Really? That's cool. I never heard that before. How strong is the evidence for correlation of these events?

I wonder if other impact sites of similar size also have recoil events on the other side of the globe.
0 Replies
 
farmerman
 
  1  
Reply Wed 14 Nov, 2007 07:01 am
It takes some money to mount field studies , I havent seen any results of any yet , but Im sure that Rogers and others have been looking at doing just that.
You can review whats new in the science by going to Webpage Title. This is the geological Society of Americas website and it has a number of abstracts that you can read without a membership key.
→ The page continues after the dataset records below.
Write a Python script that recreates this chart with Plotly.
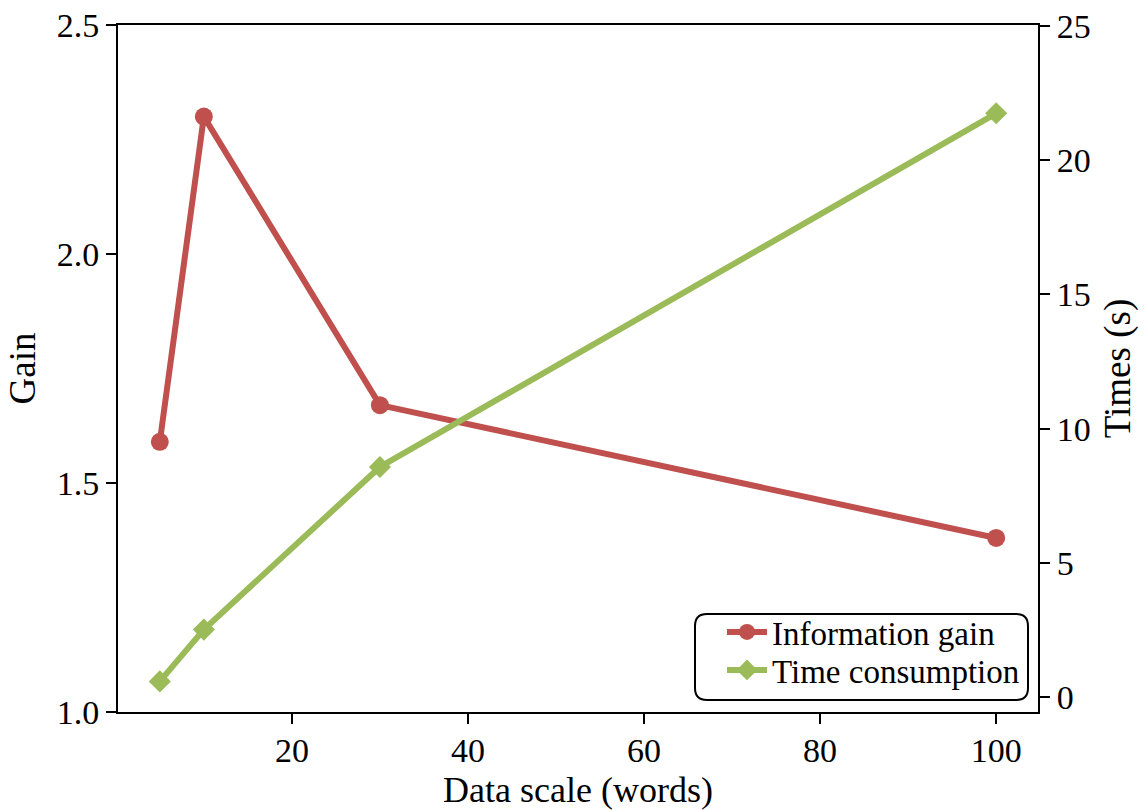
import plotly.graph_objects as go

data_scale = [5, 10, 30, 100]
info_gain = [1.59, 2.30, 1.67, 1.38]
time_consumption = [0.58, 2.51, 8.57, 21.75]

x_ticks = [20, 40, 60, 80, 100]
gain_ticks = [1.0, 1.5, 2.0, 2.5]
time_ticks = [0, 5, 10, 15, 20, 25]

RED = "#C0504D"
GREEN = "#9BBB59"
FONT = "Liberation Serif"

W, H = 1144, 810
ML, MR, MT, MB = 118, 106, 25, 98
PW, PH = W - ML - MR, H - MT - MB


def px_x(px):
    return (px - ML) / PW


def px_y(py):
    return (H - MB - py) / PH


fig = go.Figure()
fig.add_trace(go.Scatter(
    x=data_scale, y=info_gain, name="Information gain",
    mode="lines+markers",
    line=dict(color=RED, width=6),
    marker=dict(symbol="circle", size=18, color=RED),
    yaxis="y", legend="legend",
))
fig.add_trace(go.Scatter(
    x=data_scale, y=time_consumption, name="Time consumption",
    mode="lines+markers",
    line=dict(color=GREEN, width=6),
    marker=dict(symbol="diamond", size=17, color=GREEN),
    yaxis="y2", legend="legend2",
))

axis_common = dict(
    showline=True, linecolor="black", linewidth=2,
    ticks="outside", ticklen=10, tickwidth=2, tickcolor="black",
    showgrid=False, zeroline=False, automargin=False,
    tickfont=dict(family=FONT, size=34, color="black"),
)

# rounded legend frame
x0, x1 = px_x(695), px_x(1028)
y0, y1 = px_y(700), px_y(614)
rx, ry = 12 / PW, 12 / PH
frame_path = (
    f"M{x0 + rx},{y0} L{x1 - rx},{y0} Q{x1},{y0} {x1},{y0 + ry} "
    f"L{x1},{y1 - ry} Q{x1},{y1} {x1 - rx},{y1} "
    f"L{x0 + rx},{y1} Q{x0},{y1} {x0},{y1 - ry} "
    f"L{x0},{y0 + ry} Q{x0},{y0} {x0 + rx},{y0} Z"
)

legend_common = dict(
    xanchor="left", yanchor="middle",
    bgcolor="rgba(0,0,0,0)", borderwidth=0,
    font=dict(family=FONT, size=33, color="black"),
    itemwidth=40,
)

fig.update_layout(
    width=W, height=H,
    margin=dict(l=ML, r=MR, t=MT, b=MB, autoexpand=False),
    paper_bgcolor="white", plot_bgcolor="white",
    font=dict(family=FONT, color="black"),
    showlegend=True,
    xaxis=dict(
        range=[0.25, 104.75], tickvals=x_ticks, mirror=True,
        ticklabelstandoff=-3,
        **axis_common,
    ),
    yaxis=dict(
        range=[1.0, 2.5], tickvals=gain_ticks, tickformat=".1f",
        title=dict(text="Gain", font=dict(family=FONT, size=37), standoff=10),
        **axis_common,
    ),
    yaxis2=dict(
        range=[-0.56, 25.04], tickvals=time_ticks, overlaying="y", side="right",
        title=dict(text="Times (s)", font=dict(family=FONT, size=37), standoff=14),
        **axis_common,
    ),
    legend=dict(x=px_x(722), y=px_y(632), **legend_common),
    legend2=dict(x=px_x(722), y=px_y(670), **legend_common),
    annotations=[dict(
        text="Data scale (words)", xref="paper", yref="paper",
        x=0.5, y=px_y(790), xanchor="center", yanchor="middle",
        showarrow=False, font=dict(family=FONT, size=36, color="black"),
    )],
    shapes=[dict(
        type="path", path=frame_path, xref="paper", yref="paper",
        line=dict(color="black", width=2),
        fillcolor="rgba(255,255,255,0.85)", layer="above",
    )],
)

fig.write_html(
    "out.html",
    config={"displayModeBar": False},
    post_script="document.body.style.margin='0';document.body.style.overflow='hidden';",
)
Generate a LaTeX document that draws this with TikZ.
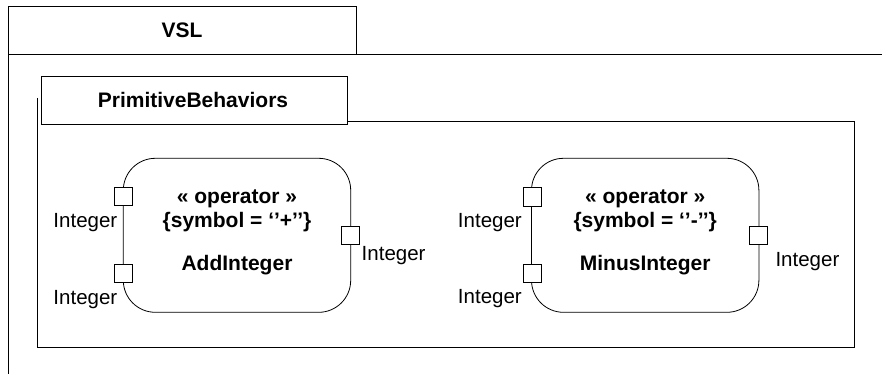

Theres a bout 3 levels of journals
a"whats new" journal, a"precis "journal, and the long drawn out sleep inducing"Geology Bulletin" journal, which includes all the bloody details and every stupid tooth of every fossil or zircon crystal blemish. (I get this every month and , admittedly skim through it until I hit something of interest, then I spend more time) Otherwise Id just be reading magazines and periodical websites
0 Replies
 
farmerman
 
  1  
Reply Wed 14 Nov, 2007 07:04 am
Quote:
I wonder if other impact sites of similar size also have recoil events on the other side of the globe


The PErmian flood basalts are being traced back to a polar opposite based upon the brekup of Pangea and the vagaries of spherical geometry, they have a number of plausible solutions that depend upon specific paths that the continents may have taken while drifting around
0 Replies
 
rosborne979
 
  1  
Reply Wed 14 Nov, 2007 07:16 am
farmerman wrote:
Quote:
I wonder if other impact sites of similar size also have recoil events on the other side of the globe


The PErmian flood basalts are being traced back to a polar opposite based upon the brekup of Pangea and the vagaries of spherical geometry, they have a number of plausible solutions that depend upon specific paths that the continents may have taken while drifting around

When did India begin its geological 'slide' into the asian subcontinent? Was that before or after the Deccan Traps?